220 projets logements menés à bien en 5 ans, sans acquisitions foncières par la collectivité publique, sans construction par des opérateurs publics, sans étalement urbain et en plein cœur de ville… C’est le bilan provisoire de l’opération BIMBY de Périgueux.
Périgueux compte 30’000 habitants, avec, depuis les années 1960, une chute démographique qui semble difficile à enrayer (vingt familles en moins par an). La difficulté de la ville-centre à attirer et fixer des habitants contraste avec la tendance générale de l’agglomération, qui accueille chaque année une cinquantaine de familles supplémentaires.
L’opération « Bimby » (Beauty In My BackYard, de la beauté dans mon jardin) a débuté en 2016. Après que le travail d’élaboration du PLU ait révélé 5’700 unités foncières déjà bâties avec du foncier résiduel constructible, la Ville a ajusté son règlement d’urbanisme, repris depuis dans le cadre du PLUi communautaire, pour permettre des projets individuels de création de logements sur des bases allant dans le sens de l’intérêt général.
Une convention entre la Ville et le LIV [4] a permis la mise en place à partir de 2016 d’un accompagnement complet des particuliers porteurs de projets, de l’émergence des premières idées jusqu’à la livraison des logements, par une équipe d’expérimentation dont la rémunération est proportionnelle à l’atteinte des résultats. L’opération est gratuite pour les propriétaires bénéficiaires. Habitants maîtres d’ouvrages agissent sur leurs propres fonciers.
La stimulation et la qualification d’une offre portée par des centaines de particuliers a nécessité la construction de compétences croisant architecture, urbanisme, gestion de patrimoine, médiation, etc. pour offrir un service complet et attentif aux particuliers maîtres d’ouvrage, et coopérer avec eux dans la production de logements en autopromotion, sur des fonciers n’appartenant pas à la collectivité [5].
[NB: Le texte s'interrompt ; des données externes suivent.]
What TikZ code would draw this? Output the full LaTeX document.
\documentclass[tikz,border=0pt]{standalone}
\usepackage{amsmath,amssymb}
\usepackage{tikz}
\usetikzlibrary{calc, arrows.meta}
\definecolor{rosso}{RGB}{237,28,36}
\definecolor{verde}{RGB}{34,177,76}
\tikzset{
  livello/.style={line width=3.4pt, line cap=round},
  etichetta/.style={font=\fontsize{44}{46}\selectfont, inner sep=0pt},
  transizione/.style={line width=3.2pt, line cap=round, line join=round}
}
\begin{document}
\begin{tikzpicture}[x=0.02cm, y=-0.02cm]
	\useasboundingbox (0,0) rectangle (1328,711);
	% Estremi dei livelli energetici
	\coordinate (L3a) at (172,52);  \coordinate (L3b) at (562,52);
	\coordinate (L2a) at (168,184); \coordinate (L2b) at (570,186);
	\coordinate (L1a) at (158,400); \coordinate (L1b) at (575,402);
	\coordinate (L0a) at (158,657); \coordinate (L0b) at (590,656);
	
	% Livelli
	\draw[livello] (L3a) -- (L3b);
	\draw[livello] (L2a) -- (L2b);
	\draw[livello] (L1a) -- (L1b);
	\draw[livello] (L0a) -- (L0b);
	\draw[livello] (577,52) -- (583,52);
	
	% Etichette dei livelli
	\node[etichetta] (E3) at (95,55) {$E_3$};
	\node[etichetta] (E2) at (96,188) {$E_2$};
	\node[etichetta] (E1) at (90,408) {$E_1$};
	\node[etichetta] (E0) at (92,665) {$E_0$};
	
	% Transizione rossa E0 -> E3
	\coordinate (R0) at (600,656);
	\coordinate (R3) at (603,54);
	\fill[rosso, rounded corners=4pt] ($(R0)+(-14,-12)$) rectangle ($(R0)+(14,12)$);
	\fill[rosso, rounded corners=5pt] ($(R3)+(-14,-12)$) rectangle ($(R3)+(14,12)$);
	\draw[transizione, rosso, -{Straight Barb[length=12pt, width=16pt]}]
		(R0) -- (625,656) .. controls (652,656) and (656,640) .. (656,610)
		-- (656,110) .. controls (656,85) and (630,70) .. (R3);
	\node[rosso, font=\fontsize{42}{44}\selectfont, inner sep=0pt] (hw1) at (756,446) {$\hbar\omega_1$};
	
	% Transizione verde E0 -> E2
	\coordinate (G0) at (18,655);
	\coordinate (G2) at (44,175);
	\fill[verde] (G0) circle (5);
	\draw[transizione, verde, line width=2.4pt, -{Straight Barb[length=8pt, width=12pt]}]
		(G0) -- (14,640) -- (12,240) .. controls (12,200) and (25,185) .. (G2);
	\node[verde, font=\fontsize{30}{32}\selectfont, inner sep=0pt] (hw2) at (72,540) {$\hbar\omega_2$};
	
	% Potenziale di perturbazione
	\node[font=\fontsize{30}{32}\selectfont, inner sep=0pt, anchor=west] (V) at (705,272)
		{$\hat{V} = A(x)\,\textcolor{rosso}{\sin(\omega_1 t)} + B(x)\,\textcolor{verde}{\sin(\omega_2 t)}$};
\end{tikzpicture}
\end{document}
Les habitants maîtres d’ouvrages agissent sur leurs propres fonciers, avec leurs propres prestataires, choisis librement. Une multitude de scénarios et de produits immobiliers sont déployés, du locatif neuf à la maison familiale sur terrain à bâtir détaché, en passant par des reconfigurations d’immeubles créatrices de logements. Ces habitants bâtisseurs sont accompagnés jusqu’à la contractualisation avec les professionnels locaux, associés dès le départ à l’opération, et la réalisation. Plus de 500 particuliers sont accompagnés simultanément.
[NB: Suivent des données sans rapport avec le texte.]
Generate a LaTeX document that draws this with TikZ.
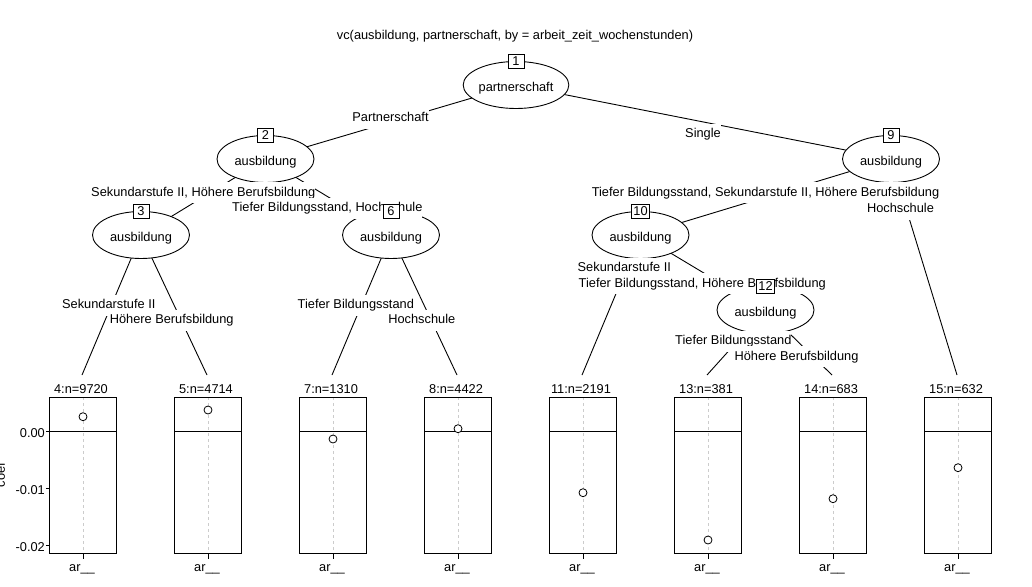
\documentclass[tikz,border=0pt]{standalone}
\usepackage{fontspec}
\setmainfont{Liberation Sans}
\usetikzlibrary{shapes.geometric}
\pgfdeclarelayer{bg}
\pgfsetlayers{bg,main}
\definecolor{guide}{HTML}{CCCCCC}
\begin{document}
\begin{tikzpicture}[x=1pt,y=-1pt,
  font=\fontsize{12.8}{15}\selectfont,
  inner/.style={ellipse,draw,fill=white,minimum width=97pt,minimum height=47pt,inner sep=0pt,line width=0.9pt,text height=15pt,text depth=2.7pt},
  idbox/.style={draw,fill=white,minimum width=16pt,minimum height=14pt,inner xsep=2pt,inner ysep=0pt,text height=9.2pt,text depth=0pt,line width=0.9pt},
  elab/.style={fill=white,inner xsep=0pt,inner ysep=4.5pt,text height=9.3pt,text depth=2.7pt,anchor=base},
  edge/.style={line width=0.9pt},
  plain/.style={inner sep=0pt,anchor=base},
  panel/.style={draw,line width=0.9pt,minimum width=67pt,minimum height=156pt,inner sep=0pt},
  mean/.style={circle,draw,fill=white,minimum size=8pt,inner sep=0pt,line width=0.8pt}
]
\useasboundingbox (0,0) rectangle (1032,586);

% title
\node[plain] (title) at (515,39.8) {vc(ausbildung, partnerschaft, by = arbeit\_zeit\_wochenstunden)};

% inner nodes
\node[inner] (n1) at (516,85) {partnerschaft};
\node[inner] (n2) at (265.5,159) {ausbildung};
\node[inner] (n3) at (141,235) {ausbildung};
\node[inner] (n6) at (391,235) {ausbildung};
\node[inner] (n9) at (891,159) {ausbildung};
\node[inner] (n10) at (640.5,235) {ausbildung};
\node[inner] (n12) at (765.5,310) {ausbildung};

% terminal panels
\foreach \id/\cx/\n/\py in {4/83/9720/416.7, 5/208/4714/410, 7/333/1310/439, 8/458/4422/428.7, 11/583/2191/492.7, 13/708/381/540, 14/833/683/498.7, 15/958/632/467.7}{
  \draw[guide,line width=0.7pt,dash pattern=on 3pt off 3pt] (\cx,397.3) -- (\cx,553.3);
  \draw[line width=0.9pt] (\cx-33.5,431.3) -- (\cx+33.5,431.3);
  \node[panel] (p\id) at (\cx,475.3) {};
  \draw[line width=0.9pt] (p\id.south) -- ++(0,5);
  \node[plain] (l\id) at (\cx-2,393.3) {\id:n=\n};
  \node[plain] (x\id) at (\cx-1,571) {ar\_\_};
  \node[mean] (m\id) at (\cx,\py) {};
  \coordinate (t\id) at (\cx-1,375);
}

% y axis
\foreach \yy/\lab in {431.3/0.00, 488.3/-0.01, 545.3/-0.02}{
  \draw[line width=0.9pt] (45.8,\yy) -- (49.5,\yy);
  \node[inner sep=0pt,anchor=base east] at (45,\yy+6.4) {\lab};
}
\node[rotate=90,inner sep=0pt,anchor=base] (ylab) at (5,475) {coef};

% edges
\begin{pgfonlayer}{bg}
\draw[edge] (n1.center) -- (n2.center);
\draw[edge] (n1.center) -- (n9.center);
\draw[edge] (n2.center) -- (n3.center);
\draw[edge] (n2.center) -- (n6.center);
\draw[edge] (n3.center) -- (t4);
\draw[edge] (n3.center) -- (t5);
\draw[edge] (n6.center) -- (t7);
\draw[edge] (n6.center) -- (t8);
\draw[edge] (n9.center) -- (n10.center);
\draw[edge] (n9.center) -- (t15);
\draw[edge] (n10.center) -- (t11);
\draw[edge] (n10.center) -- (n12.center);
\draw[edge] (n12.center) -- (t13);
\draw[edge] (n12.center) -- (t14);
\end{pgfonlayer}

% edge labels
\node[elab] (e2) at (390.5,121.5) {Partnerschaft};
\node[elab] (e9) at (703,137.5) {Single};
\node[elab] (e3) at (203.3,196.2) {Sekundarstufe II, Höhere Berufsbildung};
\node[elab] (e6) at (327.3,211.5) {Tiefer Bildungsstand, Hochschule};
\node[elab] (e4) at (108.8,308.5) {Sekundarstufe II};
\node[elab] (e5) at (171.7,323.8) {Höhere Berufsbildung};
\node[elab] (e7) at (355.8,308.5) {Tiefer Bildungsstand};
\node[elab] (e8) at (421.8,323.8) {Hochschule};
\node[elab] (e10) at (765.5,196.2) {Tiefer Bildungsstand, Sekundarstufe II, Höhere Berufsbildung};
\node[elab] (e15) at (900.5,212.5) {Hochschule};
\node[elab] (e11) at (624.3,271.5) {Sekundarstufe II};
\node[elab] (e12) at (702.3,287) {Tiefer Bildungsstand, Höhere Berufsbildung};
\node[elab] (e13) at (733.3,344.5) {Tiefer Bildungsstand};
\node[elab] (e14) at (796.5,360) {Höhere Berufsbildung};

% id boxes
\node[idbox] (b1) at (n1.north) {1};
\node[idbox] (b2) at (n2.north) {2};
\node[idbox] (b3) at (n3.north) {3};
\node[idbox] (b6) at (n6.north) {6};
\node[idbox] (b9) at (n9.north) {9};
\node[idbox] (b10) at (n10.north) {10};
\node[idbox] (b12) at (n12.north) {12};
\end{tikzpicture}
\end{document}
Outre une rapidité de construction de l’offre nouvelle, la nature des produits immobiliers ainsi créés a révélé une série d’avantages.
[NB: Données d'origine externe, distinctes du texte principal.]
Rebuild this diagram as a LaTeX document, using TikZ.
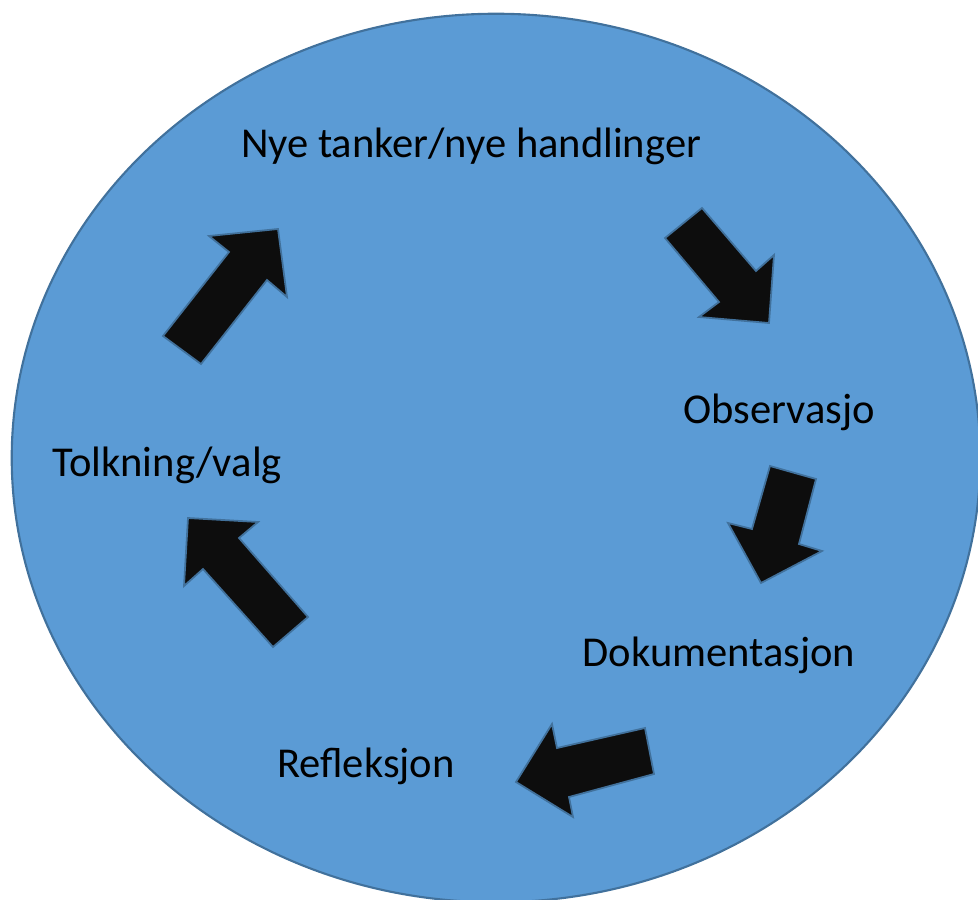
\documentclass[tikz,border=0pt]{standalone}
\usepackage{fontspec}
\setmainfont{Carlito}
\usepackage{tikz}
\usetikzlibrary{positioning}
\definecolor{cycleblue}{HTML}{5B9BD5}
\definecolor{cycleedge}{HTML}{41719C}
\definecolor{arrowblack}{HTML}{0D0D0D}

\begin{document}
\begin{tikzpicture}[x=0.01cm, y=-0.01cm,
    stage/.style={anchor=base, inner sep=0pt, font=\fontsize{12.1}{14}\selectfont},
    blockarrow/.style={fill=arrowblack, draw=cycleedge, line width=0.5pt, line join=miter}]
    \useasboundingbox (0,0) rectangle (978,900);
    \fill[cycleblue, draw=cycleedge, line width=0.6pt] (496,458) ellipse [x radius=4.84cm, y radius=4.44cm];
    \node[stage] (nye) at (471,157) {Nye tanker/nye handlinger};
    \node[stage] (obs) at (779,423) {Observasjo};
    \node[stage] (dok) at (719,666) {Dokumentasjon};
    \node[stage] (ref) at (366,777) {Refleksjon};
    \node[stage] (tolk) at (167,476) {Tolkning/valg};
    % block arrows round the cycle
    \draw[blockarrow] (665,238) -- (702,208) -- (756,271) -- (774,255) -- (769,323) -- (699,317) -- (719,302) -- cycle;
    \draw[blockarrow] (770,466) -- (816,479) -- (799,544) -- (822,551) -- (761,583) -- (728,523) -- (752,529) -- cycle;
    \draw[blockarrow] (645,728) -- (654,774) -- (569,797) -- (573,817) -- (516,782) -- (552,724) -- (557,748) -- cycle;
    \draw[blockarrow] (188,518) -- (258,522) -- (239,538) -- (308,617) -- (273,647) -- (203,569) -- (184,586) -- cycle;
    \draw[blockarrow] (163,336) -- (229,252) -- (209,236) -- (278,229) -- (287,297) -- (267,280) -- (201,364) -- cycle;
\end{tikzpicture}
\end{document}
Après Périgueux, 6 territoires en France ont engagé des expérimentations du même type [6]. Le choix de la rapidité et des micro-projets est aussi un choix de technicité et d’agilité. Si un basculement intervient, ce sera en premier lieu dans l’approche des filières de l’offre foncière et immobilière, en mettant fin à la« logique de l’entonnoir » qui concentre tous les efforts sur les fonciers les plus supposément aptes à accueillir de gros projets, qui concentrent toutes les attentes, et donc toutes les contraintes.
Ce sera aussi dans une exigence nouvelle des collectivités publiques à l’égard des « opérateurs de l’offre diffuse », dont les nécessaires capacités techniques, méthodologiques et la souplesse d’action ouvrent la voie à un renouvellement des métiers de l’urbanisme pour mettre sur orbite l’offre dont les Français ont besoin.
NOTES
[1] Ariane, une fusée dans un trou noir, de Claude Soula, 03/09/2021 in l’Obs.
[2] Immobilier : la France souffre d’une grave pénurie de logements abordables, d’Isabelle Rey-Lefebvre, 10/09/2021 in Le Monde.
[3] Capital, 26/08/2021, source Meilleurtaux.
[4] LIV : laboratoire de recherche et développement de Villes Vivantes.
[5] https://bimby.perigueux.fr/
[6] Communauté Urbaine Creusot Montceau, SCoT des Vosges Centrales, Pays de Vitré, Ville de Châteaugiron, Valenciennes Métropole, Communauté de Communes du Bassin de Pompey.